▶ DATA SECTION:
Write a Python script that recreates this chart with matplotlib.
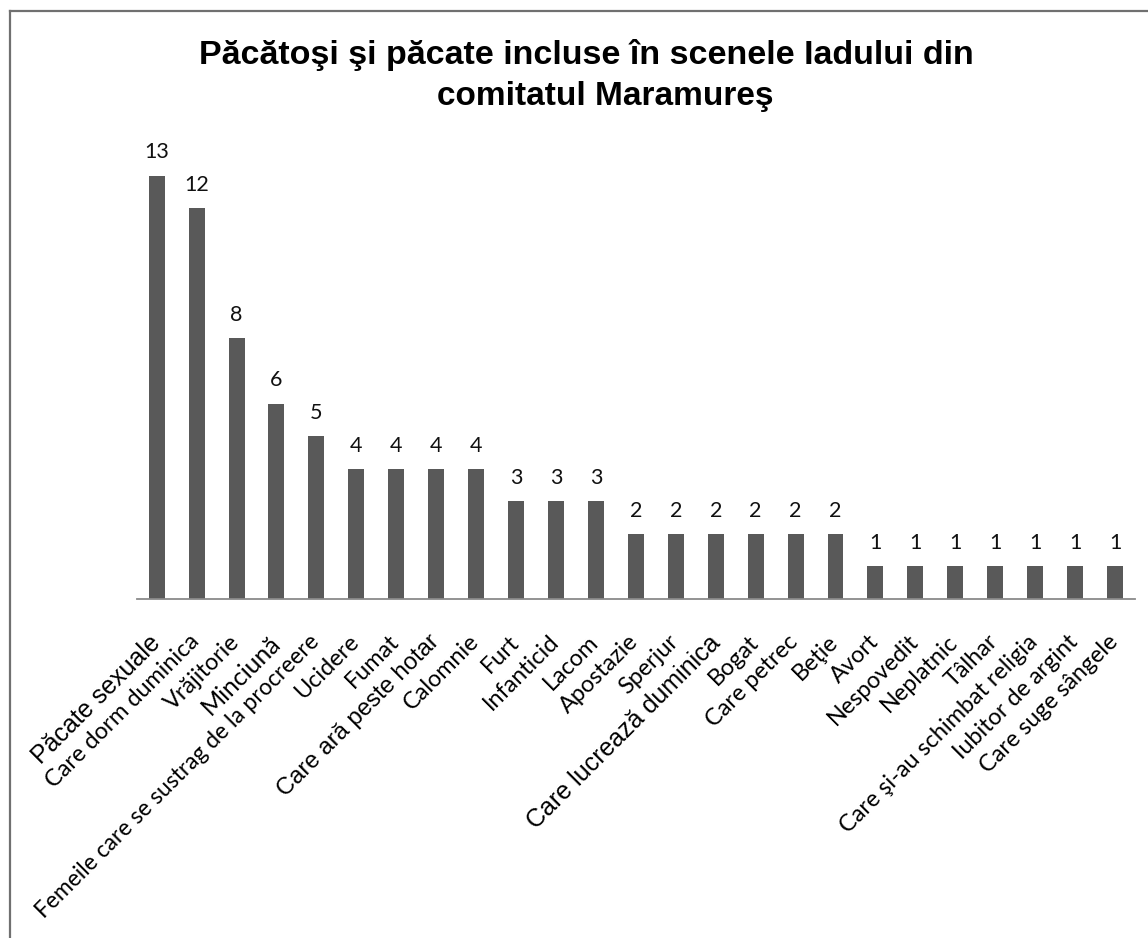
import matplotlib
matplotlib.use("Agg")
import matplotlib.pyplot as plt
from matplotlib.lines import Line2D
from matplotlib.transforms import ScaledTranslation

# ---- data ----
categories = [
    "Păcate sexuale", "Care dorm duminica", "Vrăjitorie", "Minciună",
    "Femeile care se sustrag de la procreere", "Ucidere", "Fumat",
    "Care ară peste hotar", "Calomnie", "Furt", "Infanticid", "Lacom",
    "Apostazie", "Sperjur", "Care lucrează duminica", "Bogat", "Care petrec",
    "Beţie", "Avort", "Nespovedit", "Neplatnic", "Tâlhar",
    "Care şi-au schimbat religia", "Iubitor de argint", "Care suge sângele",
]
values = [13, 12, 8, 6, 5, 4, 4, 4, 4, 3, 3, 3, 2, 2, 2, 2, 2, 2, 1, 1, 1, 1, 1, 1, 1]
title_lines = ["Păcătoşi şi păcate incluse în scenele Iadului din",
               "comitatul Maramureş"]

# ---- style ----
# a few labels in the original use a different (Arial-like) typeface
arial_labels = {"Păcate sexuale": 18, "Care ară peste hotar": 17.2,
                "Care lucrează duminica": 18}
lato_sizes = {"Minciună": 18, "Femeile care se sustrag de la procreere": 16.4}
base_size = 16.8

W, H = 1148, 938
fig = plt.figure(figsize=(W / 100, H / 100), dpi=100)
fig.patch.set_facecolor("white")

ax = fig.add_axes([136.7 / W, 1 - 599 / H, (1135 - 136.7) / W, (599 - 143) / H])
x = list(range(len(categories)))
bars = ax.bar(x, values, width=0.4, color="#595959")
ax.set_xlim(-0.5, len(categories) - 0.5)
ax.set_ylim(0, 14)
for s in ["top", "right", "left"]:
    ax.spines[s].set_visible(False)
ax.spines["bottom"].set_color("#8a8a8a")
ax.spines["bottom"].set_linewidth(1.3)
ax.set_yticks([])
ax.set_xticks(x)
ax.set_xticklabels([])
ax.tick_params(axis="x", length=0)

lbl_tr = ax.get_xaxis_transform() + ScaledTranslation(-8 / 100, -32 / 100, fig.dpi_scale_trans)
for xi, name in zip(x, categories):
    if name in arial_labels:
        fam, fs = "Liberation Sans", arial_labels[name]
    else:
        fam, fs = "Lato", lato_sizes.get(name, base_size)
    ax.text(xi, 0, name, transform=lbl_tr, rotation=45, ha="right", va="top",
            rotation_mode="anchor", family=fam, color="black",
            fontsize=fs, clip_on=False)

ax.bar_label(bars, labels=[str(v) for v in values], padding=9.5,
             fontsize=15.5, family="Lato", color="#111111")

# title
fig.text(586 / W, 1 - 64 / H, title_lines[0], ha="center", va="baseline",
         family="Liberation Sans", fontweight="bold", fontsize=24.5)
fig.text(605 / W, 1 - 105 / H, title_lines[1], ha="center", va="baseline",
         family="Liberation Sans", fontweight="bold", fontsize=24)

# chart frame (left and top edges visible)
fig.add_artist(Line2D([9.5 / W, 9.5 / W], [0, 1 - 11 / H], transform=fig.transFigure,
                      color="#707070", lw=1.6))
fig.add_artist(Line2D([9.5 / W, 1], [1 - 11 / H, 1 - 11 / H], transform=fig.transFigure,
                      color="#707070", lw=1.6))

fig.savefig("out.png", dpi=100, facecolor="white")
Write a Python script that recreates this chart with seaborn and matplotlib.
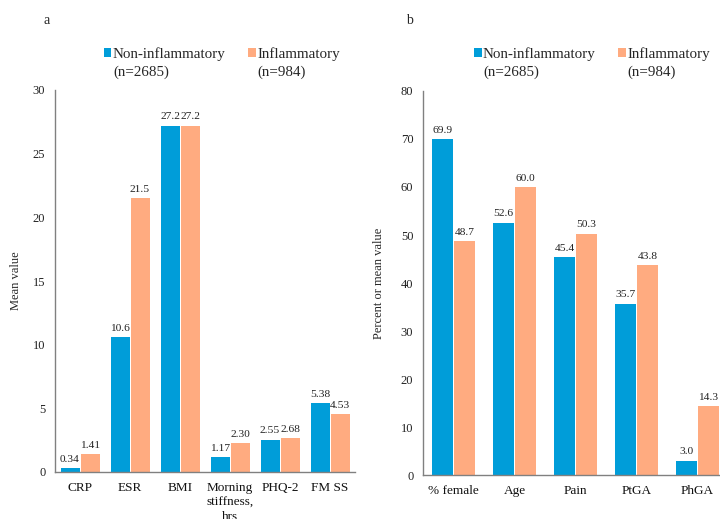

▶ WHAT IS ASKED:
Return the whole listing, word for word, and leave out every picture.

▶ REPLY:
Write a Python script that recreates this chart with matplotlib.
import matplotlib
matplotlib.use("Agg")
import matplotlib.pyplot as plt
from matplotlib.lines import Line2D
from matplotlib.transforms import ScaledTranslation

# ---- data ----
categories = [
    "Păcate sexuale", "Care dorm duminica", "Vrăjitorie", "Minciună",
    "Femeile care se sustrag de la procreere", "Ucidere", "Fumat",
    "Care ară peste hotar", "Calomnie", "Furt", "Infanticid", "Lacom",
    "Apostazie", "Sperjur", "Care lucrează duminica", "Bogat", "Care petrec",
    "Beţie", "Avort", "Nespovedit", "Neplatnic", "Tâlhar",
    "Care şi-au schimbat religia", "Iubitor de argint", "Care suge sângele",
]
values = [13, 12, 8, 6, 5, 4, 4, 4, 4, 3, 3, 3, 2, 2, 2, 2, 2, 2, 1, 1, 1, 1, 1, 1, 1]
title_lines = ["Păcătoşi şi păcate incluse în scenele Iadului din",
               "comitatul Maramureş"]

# ---- style ----
# a few labels in the original use a different (Arial-like) typeface
arial_labels = {"Păcate sexuale": 18, "Care ară peste hotar": 17.2,
                "Care lucrează duminica": 18}
lato_sizes = {"Minciună": 18, "Femeile care se sustrag de la procreere": 16.4}
base_size = 16.8

W, H = 1148, 938
fig = plt.figure(figsize=(W / 100, H / 100), dpi=100)
fig.patch.set_facecolor("white")

ax = fig.add_axes([136.7 / W, 1 - 599 / H, (1135 - 136.7) / W, (599 - 143) / H])
x = list(range(len(categories)))
bars = ax.bar(x, values, width=0.4, color="#595959")
ax.set_xlim(-0.5, len(categories) - 0.5)
ax.set_ylim(0, 14)
for s in ["top", "right", "left"]:
    ax.spines[s].set_visible(False)
ax.spines["bottom"].set_color("#8a8a8a")
ax.spines["bottom"].set_linewidth(1.3)
ax.set_yticks([])
ax.set_xticks(x)
ax.set_xticklabels([])
ax.tick_params(axis="x", length=0)

lbl_tr = ax.get_xaxis_transform() + ScaledTranslation(-8 / 100, -32 / 100, fig.dpi_scale_trans)
for xi, name in zip(x, categories):
    if name in arial_labels:
        fam, fs = "Liberation Sans", arial_labels[name]
    else:
        fam, fs = "Lato", lato_sizes.get(name, base_size)
    ax.text(xi, 0, name, transform=lbl_tr, rotation=45, ha="right", va="top",
            rotation_mode="anchor", family=fam, color="black",
            fontsize=fs, clip_on=False)

ax.bar_label(bars, labels=[str(v) for v in values], padding=9.5,
             fontsize=15.5, family="Lato", color="#111111")

# title
fig.text(586 / W, 1 - 64 / H, title_lines[0], ha="center", va="baseline",
         family="Liberation Sans", fontweight="bold", fontsize=24.5)
fig.text(605 / W, 1 - 105 / H, title_lines[1], ha="center", va="baseline",
         family="Liberation Sans", fontweight="bold", fontsize=24)

# chart frame (left and top edges visible)
fig.add_artist(Line2D([9.5 / W, 9.5 / W], [0, 1 - 11 / H], transform=fig.transFigure,
                      color="#707070", lw=1.6))
fig.add_artist(Line2D([9.5 / W, 1], [1 - 11 / H, 1 - 11 / H], transform=fig.transFigure,
                      color="#707070", lw=1.6))

fig.savefig("out.png", dpi=100, facecolor="white")
Write a Python script that recreates this chart with seaborn and matplotlib.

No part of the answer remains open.